Water conducts electricity, which means it can connect parts of an electrical circuit that shouldn't be connected. Such a short-circuit fault can fry your system and disable some of its parts. HVAC system contains many electrical parts. Examples include outdoor fan motor, compressor, timer, transformers, wires and many others. The extent of the flood determines which of these parts get damaged.
For this reason, it's advisable to shut off power to the unit during and after a flood if its location is flooded. Have an HVAC technician inspect the unit and make the necessary repairs before using it again.
Most metals are susceptible to corrosion. Water or moisture accelerates corrosion, which means the metallic parts of your HVAC unit are likely to be corroded after being exposed to water. Corrosion deteriorates the metal components and accelerates their wear and tear; this reduces the efficiency of the unit.
Corrosion damage may not be immediately apparent, but it is likely to occur if the unit isn't promptly cleaned and dried. The longer water stagnates in the unit, the higher the chances of corrosion. This is another reason you shouldn't delay calling a technician if your HVAC unit is exposed to water.

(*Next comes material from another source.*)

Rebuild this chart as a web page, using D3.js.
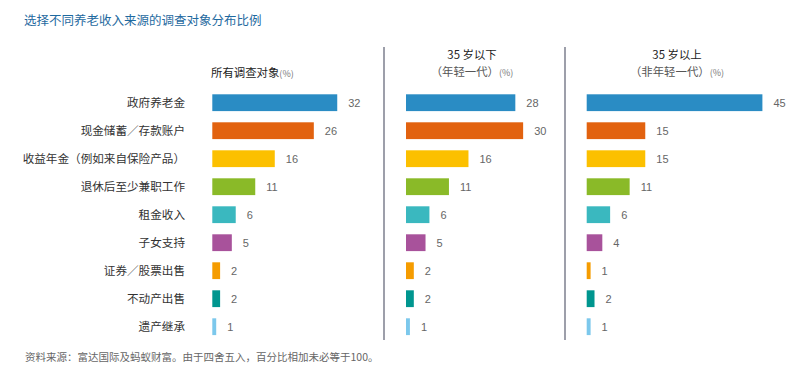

Damage from flooding isn't just due to the water alone. A typical flood carries with it mud and other debris that can also damage the unit. The debris will clog the internal components of the unit and prevent them from operating at peak efficiency. For example, the air filters can be clogged with mud and prevent them from operating normally. Cleaning or replacing the filters after the flood is mandatory.
Talk to a technician about the measures of shielding your HVAC system from the effects of floods and storms. You will also need the technician's expertise in cleaning and servicing the system if it has been exposed to floodwater and debris.